Relocation
Boomerangs flung across town
by Nina Willdorf
Boomerangs, a store catering to thrift-store shoppers with style and a social
conscience, moved in mid July from Canal Street in the Bulfinch Triangle to
Jamaica Plain. Though news of the move is now vintage, the reason the shop
packed up its Prada and picture frames to move to JP hasn't been confirmed
until now. In short, Boomerangs became yet another casualty of Boston's
real-estate boom.
After rent and salaries, any money Boomerangs pulls in goes straight to the
AIDS Action Committee, New England's largest AIDS-service agency. The money is
distributed among the organization's outreach projects, which include
nutrition, drug-counseling, and housing programs; in total, these services help
more than 2200 AIDS patients.
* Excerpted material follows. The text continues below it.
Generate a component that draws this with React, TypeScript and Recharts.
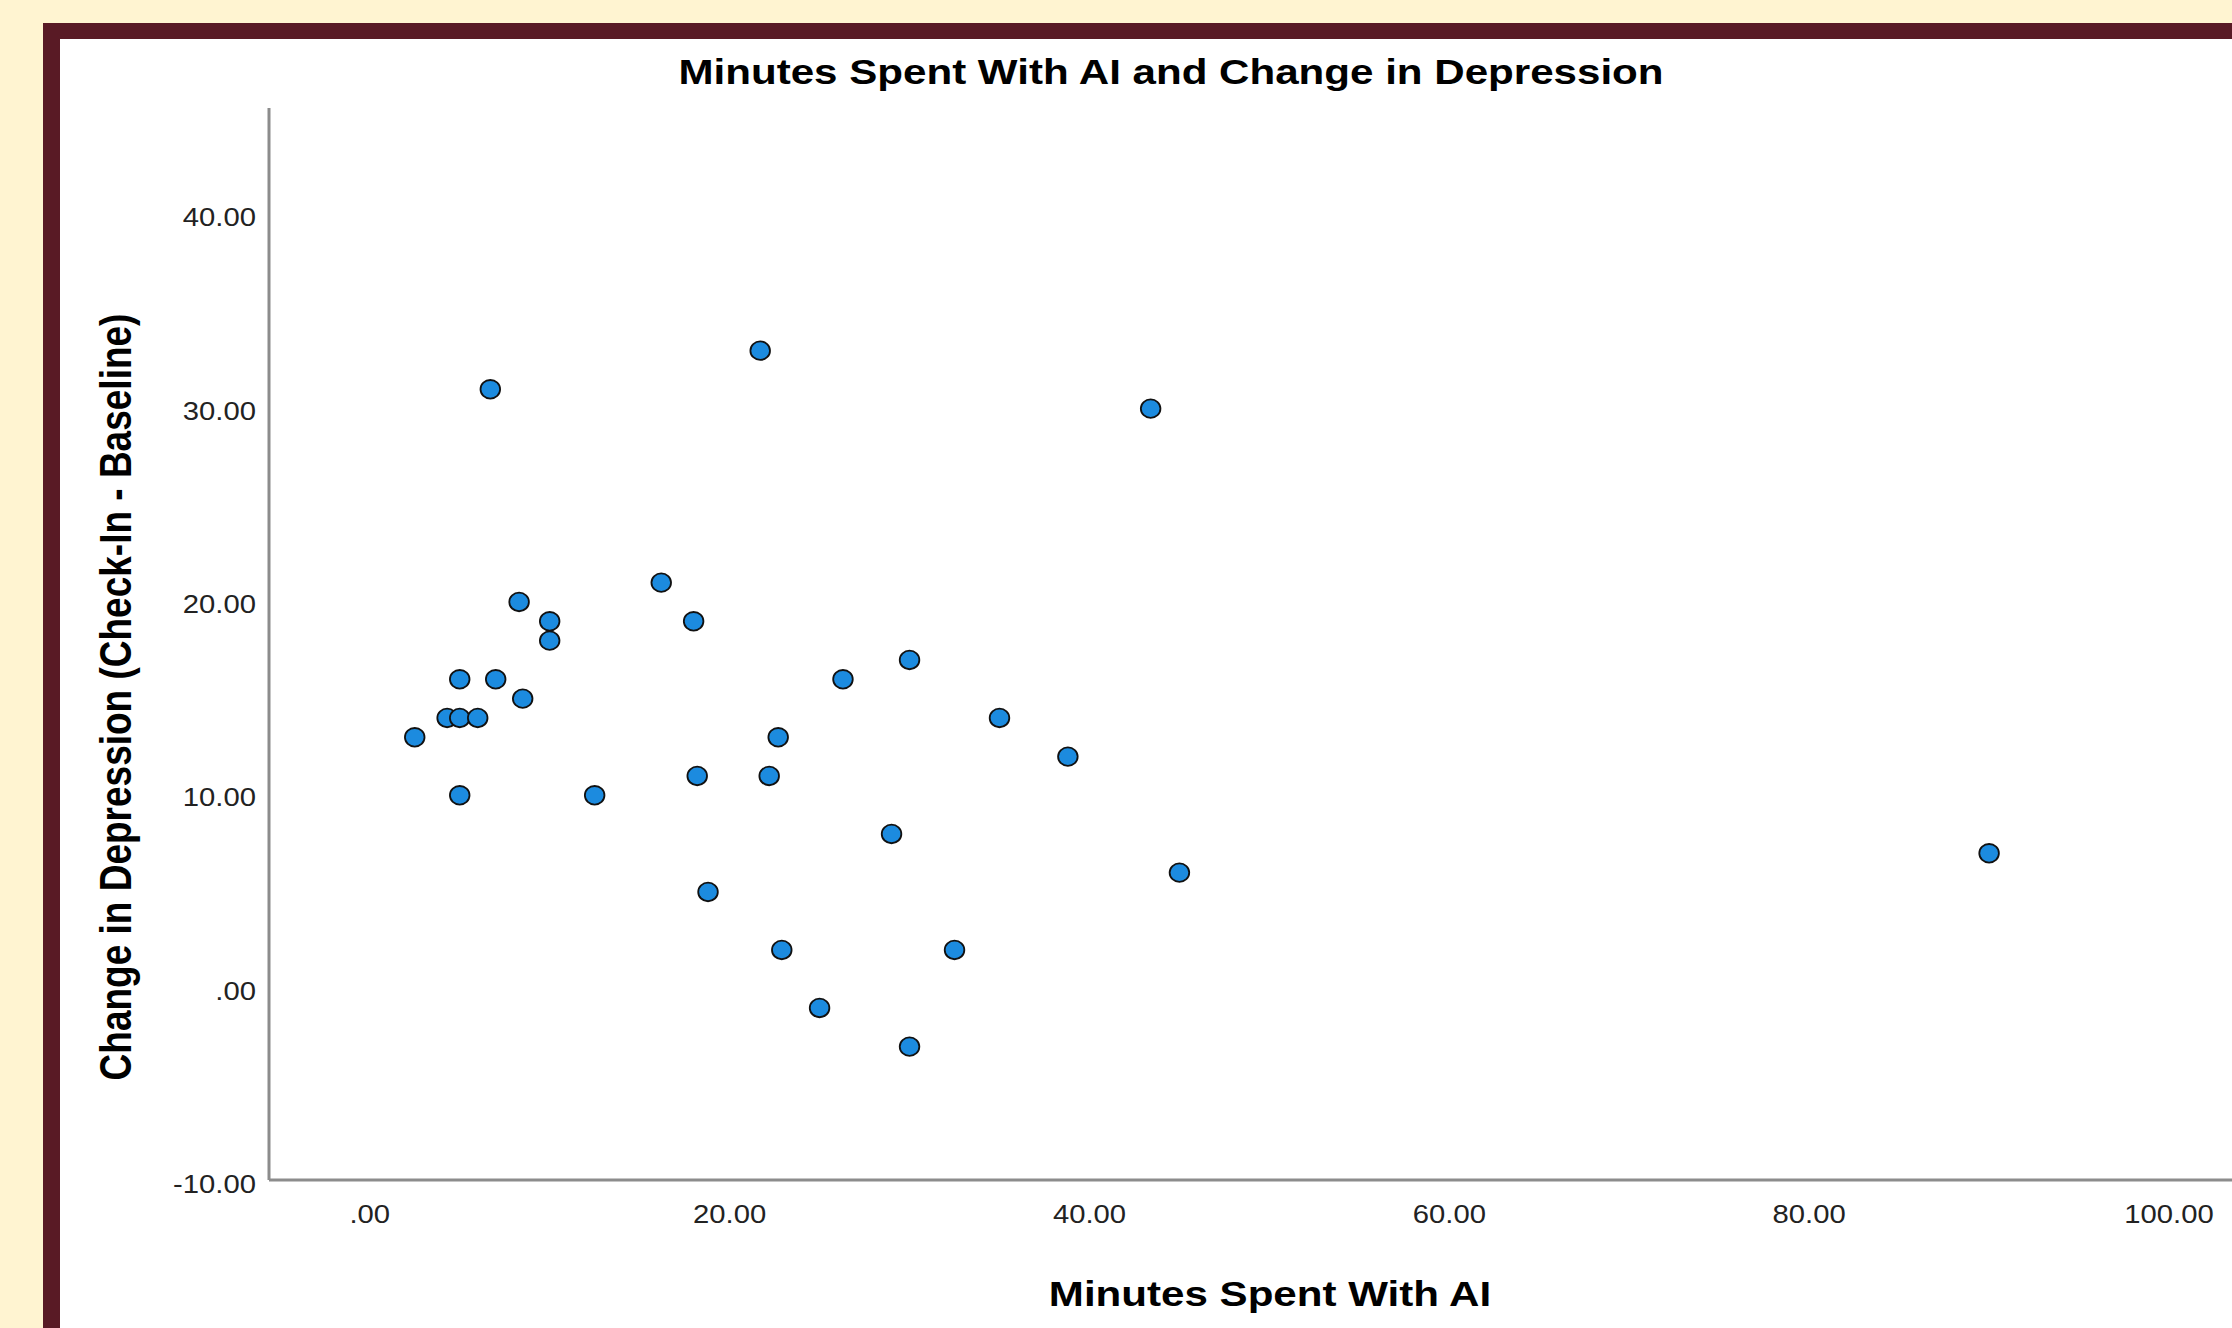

But for the past year, that surplus amounted to
pretty much nothing. "The operating costs went up in the past year to the point
where any of the profit that we had was being swallowed up by rent," says
Richard J. Downey, Boomerangs' manager. "We were making a killing [on Canal
Street]," he says, "but it just so happens the landlord was too."
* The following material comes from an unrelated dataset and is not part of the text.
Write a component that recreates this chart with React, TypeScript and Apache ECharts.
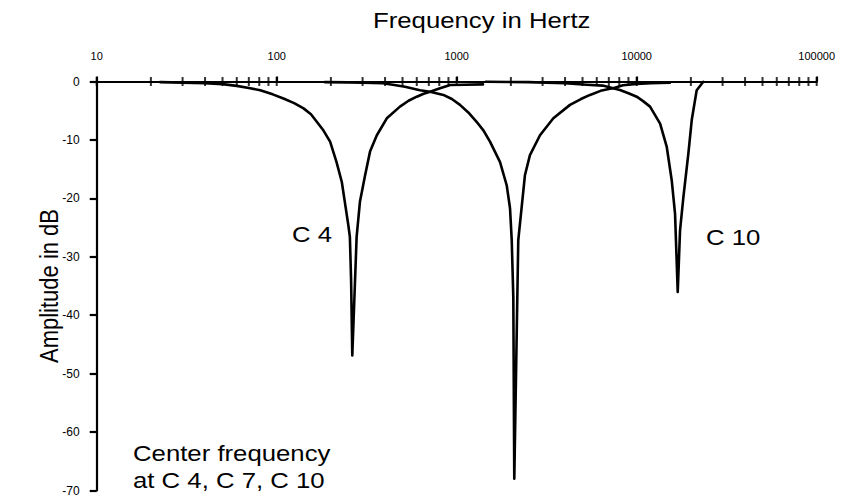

When Boomerangs opened in 1996, it was only the third tenant to occupy the
building in 125 years. But when the rent went up $5000 in 1999, Downey
recognized that the neighborhood was no longer "realistic" for the do-gooder
store.
If nothing else, the move shows how downtown is booming. Bill Colby, president
of Andrew Dutton Company, which owns the Canal Street building, said that many
dot-coms jumped at the chance to occupy the space. "Five years ago, the rents
were in the high teens or low 20s [per square foot]," Colby estimates, "today
it's mid 30s." The neighborhood, he says, is becoming attractive to dot-coms
and prohibitively expensive for stores like Boomerangs.
But Boomerangs' employees say that JP's more their style anyway. With added
foot traffic and nighttime hours, Boomerangs is poised to bounce back, says
Carissa Cunningham, a spokeswoman for AIDS Action.
Amy Garbo, a JP resident, agrees. "They were right on with the target market,"
she says. "People in the Financial District may be more fashion-conscious, but
people in JP are more socially conscious."